John Holland

No. 85, 80
- Position: Wide receiver

Personal information
- Born: February 28, 1952 (age 74) Beckley, West Virginia, U.S.
- Listed height: 6 ft 0 in (1.83 m)
- Listed weight: 190 lb (86 kg)

Career information
- High school: Middletown (Middletown, Ohio)
- College: Tennessee State
- NFL draft: 1974: 2nd round, 29th overall pick

Career history
- Minnesota Vikings (1974); Buffalo Bills (1975–1977); Hamilton Tiger-Cats (1979–1980); Calgary Stampeders (1981); Ottawa Rough Riders (1982);

Career NFL statistics
- Receptions: 35
- Receiving yards: 634
- Receiving touchdowns: 3
- Stats at Pro Football Reference

= John Holland (American football) =

American football player (born 1952)

John Holland (born February 28, 1952) is an American former professional football player who was a wide receiver in the National Football League (NFL) and the Canadian Football League (CFL). He played college football for the Tennessee State Tigers.

==Early life==
Holland was born in Beckley, West Virginia and grew up in Middletown, Ohio, where he attended Middletown High School.

==College career==
Holland played college football for the Tennessee State Tigers. As a senior he caught 53 passes for 739 yards and 11 touchdowns and was named third-team Little All-America by the Associated Press as the Tigers won the 1973 Black College National Championship. Holland finished his collegiate career with 109 receptions for 1,622 yards and 22 touchdowns.

==Professional career==
Holland was selected 29th overall by the Minnesota Vikings in the second round of the 1974 NFL draft.

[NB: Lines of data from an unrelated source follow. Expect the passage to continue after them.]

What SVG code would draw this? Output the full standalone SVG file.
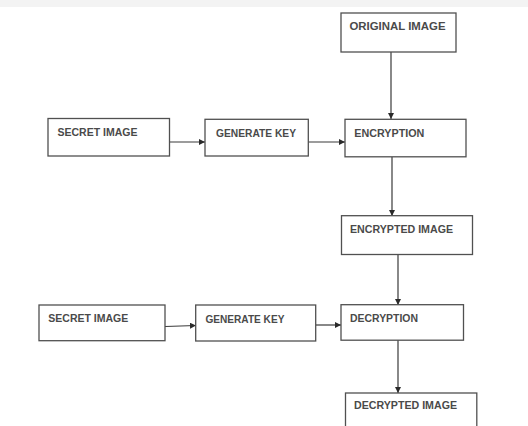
<svg xmlns="http://www.w3.org/2000/svg" width="528" height="426" viewBox="0 0 528 426">
<style>
.box{fill:#fff;stroke:#505050;stroke-width:1.3}
.lbl{font-family:"Liberation Sans",Arial,sans-serif;font-weight:bold;font-size:11px;fill:#4a4a4a}
.conn{stroke:#3a3a3a;stroke-width:1.2;fill:none;marker-end:url(#ah)}
</style>
<defs>
<marker id="ah" viewBox="0 0 10 10" refX="10" refY="5" markerWidth="6" markerHeight="6" markerUnits="userSpaceOnUse" orient="auto">
<path d="M0,0 L10,5 L0,10 Z" fill="#2a2a2a"/>
</marker>
</defs>
<rect x="0" y="0" width="528" height="426" fill="#fff"/>
<rect x="0" y="0" width="528" height="7" fill="#f3f3f3"/>
<g id="connectors">
<line class="conn" x1="391" y1="52" x2="391" y2="119"/>
<line class="conn" x1="170" y1="142" x2="205" y2="142"/>
<line class="conn" x1="308" y1="142" x2="345" y2="142"/>
<line class="conn" x1="392" y1="157" x2="392" y2="216"/>
<line class="conn" x1="398" y1="255" x2="398" y2="305"/>
<line class="conn" x1="165" y1="326.5" x2="196" y2="325.5"/>
<line class="conn" x1="315.5" y1="325" x2="341" y2="325"/>
<line class="conn" x1="398" y1="340" x2="398" y2="393"/>
</g>
<g id="original-image">
<rect class="box" x="341" y="13" width="115" height="39"/>
<text class="lbl" x="349.5" y="30" textLength="96" lengthAdjust="spacingAndGlyphs">ORIGINAL IMAGE</text>
</g>
<g id="secret-image-1">
<rect class="box" x="48" y="118.5" width="121.5" height="37.5"/>
<text class="lbl" x="57.5" y="135.7" textLength="80" lengthAdjust="spacingAndGlyphs">SECRET IMAGE</text>
</g>
<g id="generate-key-1">
<rect class="box" x="205" y="119.3" width="103.3" height="36.7"/>
<text class="lbl" x="216" y="136.5" textLength="80" lengthAdjust="spacingAndGlyphs">GENERATE KEY</text>
</g>
<g id="encryption">
<rect class="box" x="345" y="119.3" width="121" height="37.5"/>
<text class="lbl" x="354.3" y="136.5" textLength="70" lengthAdjust="spacingAndGlyphs">ENCRYPTION</text>
</g>
<g id="encrypted-image">
<rect class="box" x="341.5" y="215.7" width="131" height="38.8"/>
<text class="lbl" x="350" y="232.7" textLength="103" lengthAdjust="spacingAndGlyphs">ENCRYPTED IMAGE</text>
</g>
<g id="secret-image-2">
<rect class="box" x="39" y="305" width="126" height="35.7"/>
<text class="lbl" x="48.3" y="321.7" textLength="80" lengthAdjust="spacingAndGlyphs">SECRET IMAGE</text>
</g>
<g id="generate-key-2">
<rect class="box" x="195.7" y="305" width="120" height="36"/>
<text class="lbl" x="205.4" y="322.5" textLength="79" lengthAdjust="spacingAndGlyphs">GENERATE KEY</text>
</g>
<g id="decryption">
<rect class="box" x="341" y="304.7" width="122.5" height="35.5"/>
<text class="lbl" x="350" y="321.7" textLength="68" lengthAdjust="spacingAndGlyphs">DECRYPTION</text>
</g>
<g id="decrypted-image">
<rect class="box" x="345.5" y="393" width="131.3" height="40"/>
<text class="lbl" x="354" y="409.3" textLength="103" lengthAdjust="spacingAndGlyphs">DECRYPTED IMAGE</text>
</g>
</svg>
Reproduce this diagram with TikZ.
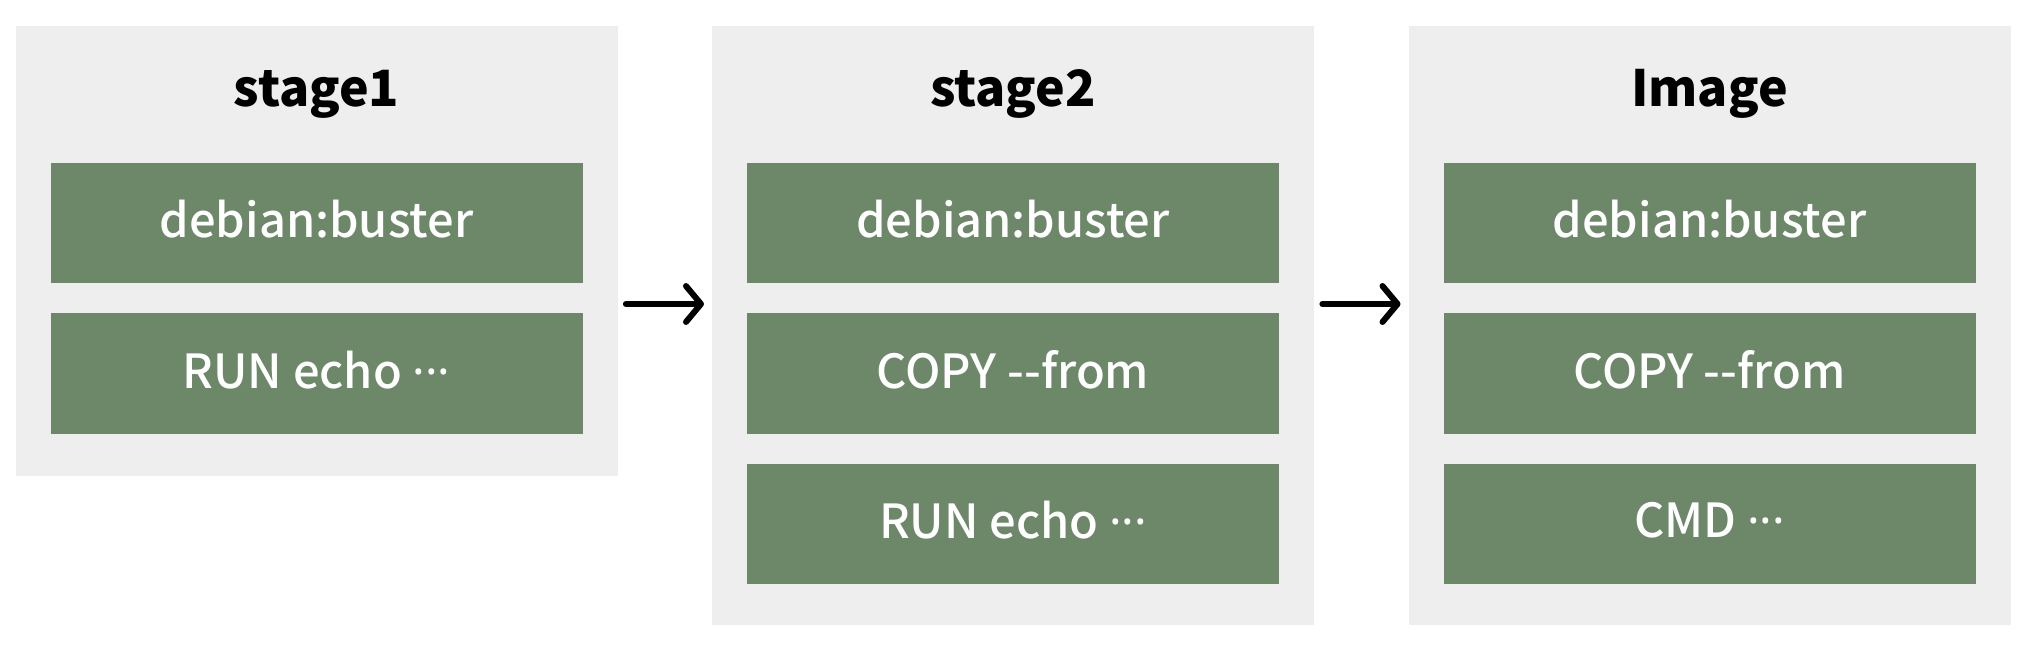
\documentclass[tikz,border=0pt]{standalone}
\usepackage{fontspec}
\setmainfont{Noto Sans CJK KR}
\newfontfamily\layerfont{Noto Sans CJK KR}[UprightFont=* Medium]
\newfontfamily\dotfont{Noto Sans}
\usepackage{tikz}
\usetikzlibrary{positioning,arrows.meta}
\definecolor{stageback}{RGB}{238,238,238}
\definecolor{layergreen}{RGB}{108,136,105}
\newcommand{\middots}{{\dotfont\bfseries ···}}

\tikzset{
  panel/.style={fill=stageback,anchor=north west,minimum width=602pt,inner sep=0pt},
  title/.style={font=\fontsize{50}{56}\selectfont\bfseries,text=black},
  layer/.style={fill=layergreen,minimum width=532pt,minimum height=120.5pt,inner sep=0pt,
    text depth=8pt,text=white,font=\layerfont\fontsize{47}{52}\selectfont},
  flow/.style={line width=6pt,line cap=round,-{Straight Barb[round,length=15pt,width=36pt,line width=6pt]}}
}

\begin{document}
\begin{tikzpicture}[x=1pt,y=-1pt]
\useasboundingbox[fill=white] (0,0) rectangle (2030,652);

% stage1
\node[panel,minimum height=450pt] (stageA) at (15.5,26) {};
\node[title] (titleA) at (316.5,94) {stage1};
\node[layer] (debA) at (316.5,223) {debian:buster};
\node[layer,below=29.5pt of debA] (runA) {RUN echo \middots};

% stage2
\node[panel,minimum height=599pt] (stageB) at (712,26) {};
\node[title] (titleB) at (1013,94) {stage2};
\node[layer] (debB) at (1013,223) {debian:buster};
\node[layer,below=29.5pt of debB] (copyB) {COPY -{}-from};
\node[layer,below=29.5pt of copyB] (runB) {RUN echo \middots};

% final image
\node[panel,minimum height=599pt] (stageC) at (1408.5,26) {};
\node[title] (titleC) at (1709.5,94) {Image};
\node[layer] (debC) at (1709.5,223) {debian:buster};
\node[layer,below=29.5pt of debC] (copyC) {COPY -{}-from};
\node[layer,below=29.5pt of copyC] (cmdC) {CMD \middots};

% arrows
\coordinate (flowline) at (0,304);
\draw[flow] ([xshift=8pt]stageA.east |- flowline) -- ([xshift=-8pt]stageB.west |- flowline);
\draw[flow] ([xshift=8pt]stageB.east |- flowline) -- ([xshift=-8pt]stageC.west |- flowline);
\end{tikzpicture}
\end{document}
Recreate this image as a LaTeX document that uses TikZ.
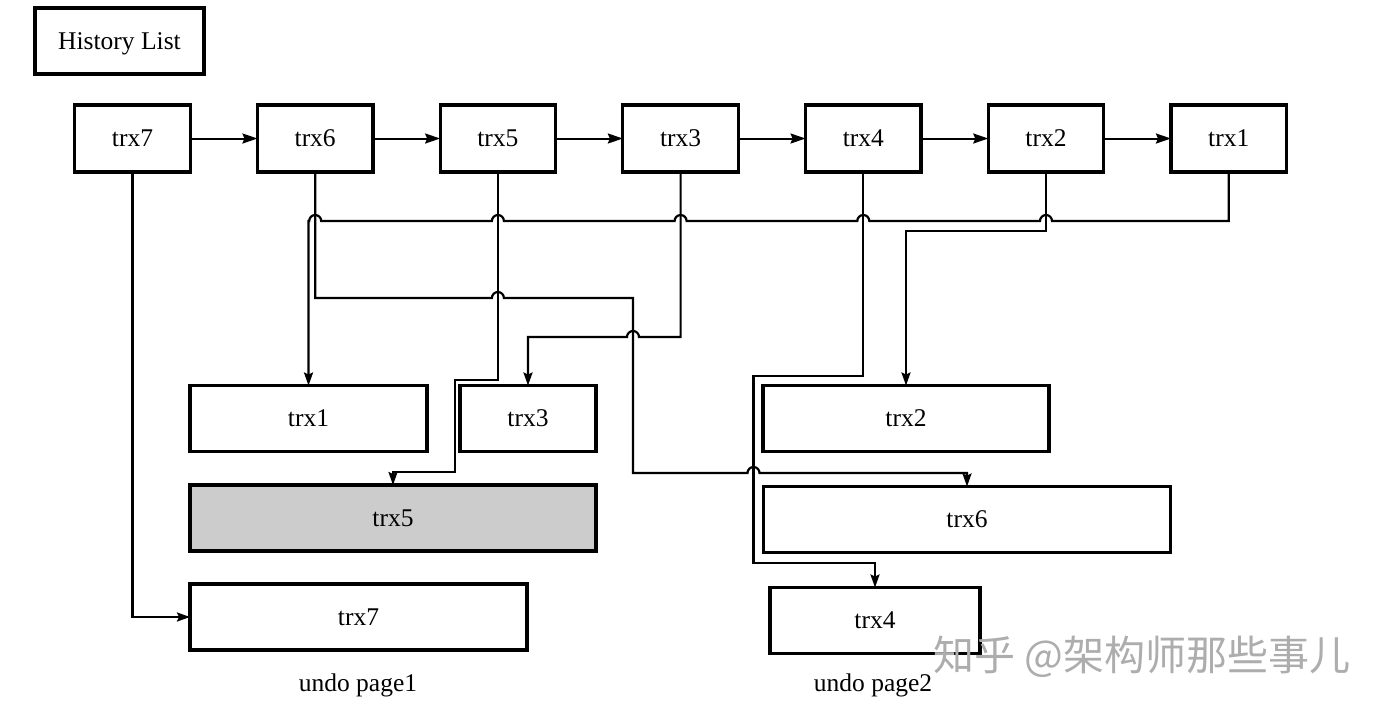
\documentclass[tikz,border=0pt]{standalone}
\usepackage{fontspec}
\setmainfont{Liberation Serif}
\newfontfamily\cjkfont{Noto Sans CJK SC}
\usetikzlibrary{positioning,arrows.meta,calc}
\tikzset{
  trx/.style={rectangle,draw=black,line width=1.6pt,outer sep=0pt,inner sep=0pt,
    minimum width=57.75pt,minimum height=33.5pt,font=\fontsize{12.75}{15}\selectfont},
  slot/.style={trx,minimum height=33pt},
  oldslot/.style={slot,fill=black!20},
  caption/.style={font=\fontsize{12.75}{15}\selectfont,inner sep=0pt},
  nxt/.style={-{Stealth[length=7.5pt,width=5pt,inset=1pt]},line width=1pt},
  link/.style={-{Stealth[length=6.5pt,width=4.5pt,inset=1pt]},line width=1.1pt},
}

\begin{document}
\begin{tikzpicture}[x=0.5pt,y=-0.5pt,node distance=33.6pt]
  \useasboundingbox (0,0) rectangle (1386,714);

  \node[trx,minimum width=84.5pt,minimum height=33pt,text depth=0pt] (hist) at (119.5,41) {History List};

  % history list
  \node[trx] (t7) at (132.5,138.5) {trx7};
  \node[trx,right=of t7] (t6) {trx6};
  \node[trx,right=of t6] (t5) {trx5};
  \node[trx,right=of t5] (t3) {trx3};
  \node[trx,right=of t3] (t4) {trx4};
  \node[trx,right=of t4] (t2) {trx2};
  \node[trx,right=of t2] (t1) {trx1};
  \foreach \a/\b in {t7/t6,t6/t5,t5/t3,t3/t4,t4/t2,t2/t1}
    \draw[nxt] (\a) -- (\b);

  % undo page1
  \node[slot,minimum width=118.5pt] (b1) at (308.5,418.5) {trx1};
  \node[slot,minimum width=68pt] (b3) at (528,418.5) {trx3};
  \node[oldslot,minimum width=203pt] (b5) at (393,518) {trx5};
  \node[slot,minimum width=168.5pt] (b7) at (358.5,617) {trx7};
  \node[caption] (p1) at (358,685) {undo page1};

  % undo page2
  \node[slot,minimum width=143pt] (b2) at (906,418.5) {trx2};
  \node[slot,minimum width=203.5pt] (b6) at (967,519.5) {trx6};
  \node[slot,minimum width=105pt] (b4) at (875,620.5) {trx4};
  \node[caption] (p2) at (873,685) {undo page2};

  \node[font=\cjkfont\fontsize{20.5}{24}\selectfont,text=black!32,inner sep=0pt] (wm) at (1142,657) {知乎 @架构师那些事儿};

  \coordinate (lvA) at (0,221);
  \coordinate (lvB) at (633,298);
  \coordinate (lvC) at (0,337);
  \coordinate (j4) at (753.5,376);

  \draw[link] (t7.south) |- (b7.west);
  \draw[link] (t1.south) -- (t1.south |- lvA)
    -- ($(t2.south |- lvA)+(3pt,0)$) arc[start angle=0,end angle=180,radius=3pt]
    -- ($(t4.south |- lvA)+(3pt,0)$) arc[start angle=0,end angle=180,radius=3pt]
    -- ($(t3.south |- lvA)+(3pt,0)$) arc[start angle=0,end angle=180,radius=3pt]
    -- ($(t5.south |- lvA)+(3pt,0)$) arc[start angle=0,end angle=180,radius=3pt]
    -- ($(t6.south |- lvA)+(3pt,0)$) arc[start angle=0,end angle=180,radius=3pt]
    -- (b1.north |- lvA) -- (b1.north);
  \draw[link] (t2.south) -- (t2.south |- 0,231) -- (b2.north |- 0,231) -- (b2.north);
  \draw[link] (t6.south) -- (t6.south |- lvB)
    -- ($(t5.south |- lvB)+(-3pt,0)$) arc[start angle=180,end angle=0,radius=3pt]
    -- (lvB) -- (lvB |- 0,473)
    -- ($(j4 |- 0,473)+(-3pt,0)$) arc[start angle=180,end angle=0,radius=3pt]
    -- (b6.north |- 0,473) -- (b6.north);
  \draw[link] (t3.south) -- (t3.south |- lvC)
    -- ($(lvB |- lvC)+(3pt,0)$) arc[start angle=0,end angle=180,radius=3pt]
    -- (b3.north |- lvC) -- (b3.north);
  \draw[link] (t5.south) -- (t5.south |- 0,380) -- (455,380) -- (455,472)
    -- (b5.north |- 0,472) -- (b5.north);
  \draw[link] (t4.south) -- (t4.south |- j4) -- (j4) -- (j4 |- 0,563)
    -- (b4.north |- 0,563) -- (b4.north);
\end{tikzpicture}
\end{document}
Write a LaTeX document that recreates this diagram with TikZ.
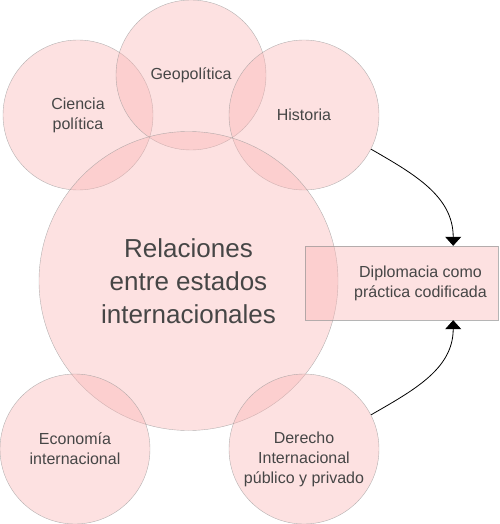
\documentclass[tikz,border=0pt]{standalone}
\usepackage{fontspec}
\setmainfont{Liberation Sans}
\usetikzlibrary{arrows.meta}
\definecolor{rosa}{RGB}{250,180,180}
\definecolor{borde}{RGB}{150,150,150}
\definecolor{texto}{RGB}{70,70,70}
\begin{document}
\begin{tikzpicture}[x=1pt,y=-1pt,
		campo/.style={circle,draw=borde,fill=rosa,fill opacity=0.4,draw opacity=0.7,text opacity=1,text=texto,minimum size=150pt,inner sep=0pt,align=center,font=\fontsize{16}{20}\selectfont},
		etiqueta/.style={text=texto,align=center,font=\fontsize{16}{20}\selectfont},
		flecha/.style={-{Triangle[width=16pt,length=9pt]},line width=0.8pt}]
		\useasboundingbox (0,0) rectangle (499,524);
		\node[campo] (ciencia) at (78,115) {Ciencia\\pol\'itica};
		\node[campo] (geo) at (191,75) {Geopol\'itica};
		\node[campo] (historia) at (304,115) {Historia};
		\node[campo,minimum size=299pt,font=\fontsize{26}{33}\selectfont] (rel) at (188.5,281) {Relaciones\\entre estados\\internacionales};
		\node[campo] (eco) at (75,449) {Econom\'ia\\internacional};
		\node[campo] (derecho) at (304,449) {};
		\node[etiqueta] at ([yshift=-10pt]derecho) {Derecho\\Internacional\\p\'ublico y privado};
		\node[campo,rectangle,minimum width=193pt,minimum height=74pt] (diplo) at (401.5,283) {};
		\node[etiqueta] at ([xshift=19pt]diplo) {Diplomacia como\\pr\'actica codificada};
		
		\draw[flecha] (historia.-27) to[out=-30,in=90] ([xshift=-45pt]diplo.north east);
		\draw[flecha] (derecho.27) to[out=30,in=-90] ([xshift=-45pt]diplo.south east);
		%\draw[flecha] (rel) -- (diplo);
	\end{tikzpicture}
\end{document}
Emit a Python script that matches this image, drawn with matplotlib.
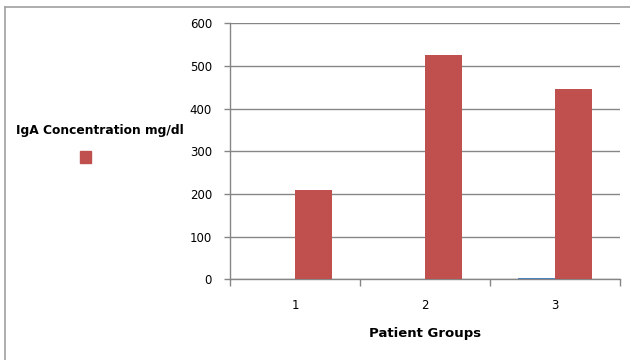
import numpy as np
from matplotlib import pyplot as plt, ticker as tk
from matplotlib.lines import Line2D
from matplotlib.patches import Rectangle

groups = ['1', '2', '3']
blue_vals = [0, 0, 3]
iga_vals = [209, 525, 447]
legend_label = 'IgA Concentration mg/dl'
x_label = 'Patient Groups'

RED = '#C0504D'
BLUE = '#4F81BD'
GRID = '#868686'

W, H = 630, 360
fig = plt.figure(figsize=(W / 100, H / 100), dpi=100)
ax = fig.add_axes([230 / W, 1 - 279.3 / H, 390 / W, (279.3 - 23.3) / H])

x = np.arange(1, len(groups) + 1)
bw = 1 / 3.5
ax.bar(x - bw / 2, blue_vals, width=bw, color=BLUE, zorder=3)
ax.bar(x + bw / 2, iga_vals, width=bw, color=RED, zorder=3)

ax.set_xlim(0.5, len(groups) + 0.5)
ax.set_ylim(0, 600)
ax.yaxis.set_major_locator(tk.MultipleLocator(100))
ax.grid(axis='y', color=GRID, linewidth=1, zorder=0)

ax.set_xticks(x)
ax.set_xticklabels(groups)
ax.set_xticks(np.arange(0.5, len(groups) + 1, 1), minor=True)
ax.tick_params(axis='x', which='major', length=0, pad=14, labelsize=8.5)
ax.tick_params(axis='x', which='minor', length=5, width=1, color=GRID, direction='out')
ax.tick_params(axis='y', length=4, width=1, color=GRID, direction='out', pad=9, labelsize=8.5)

for s in ['top', 'right']:
    ax.spines[s].set_visible(False)
for s in ['left', 'bottom']:
    ax.spines[s].set_color(GRID)
    ax.spines[s].set_linewidth(1)

ax.set_xlabel(x_label, fontsize=9.5, fontweight='bold', labelpad=11)

# legend to the left of the plot
fig.text(100 / W, 1 - 130 / H, legend_label, ha='center', va='center',
         fontsize=8.8, fontweight='bold')
fig.patches.append(Rectangle((80 / W, 1 - 163 / H), 11 / W, 12 / H,
                             transform=fig.transFigure, color=RED))

# chart area frame (top and left edges)
fig.lines.append(Line2D([5 / W, 1], [1 - 7 / H, 1 - 7 / H], transform=fig.transFigure,
                        color='#A0A0A0', linewidth=1.2))
fig.lines.append(Line2D([5 / W, 5 / W], [0, 1 - 7 / H], transform=fig.transFigure,
                        color='#A0A0A0', linewidth=1.2))

fig.savefig('out.png', dpi=100)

He caught five passes for 84 yards as a rookie. Holland was cut during the 1975 preseason and was signed by the Buffalo Bills. He caught passes of 53 and 58 yards for touchdowns in the 1976 season opener against the Miami Dolphins on Monday Night Football. He was a starter for the Bills at the beginning of the 1977 season but was put on season-ending injured reserve after breaking his jaw three games in. Holland became a free agent after the season and was not signed by any team for the 1978 season. Holland finished his NFL career with 35 receptions for 634 yards and three touchdowns.

Holland was signed by the Hamilton Tiger-Cats of the Canadian Football League (CFL) and spent the 1979 and 1980 seasons with the team. He spent two more years in the CFL with the Calgary Stampeders in 1981 and the Ottawa Rough Riders in 1982. In four CFL seasons Holland caught 149 passes for 2,532 yards and 10 touchdowns.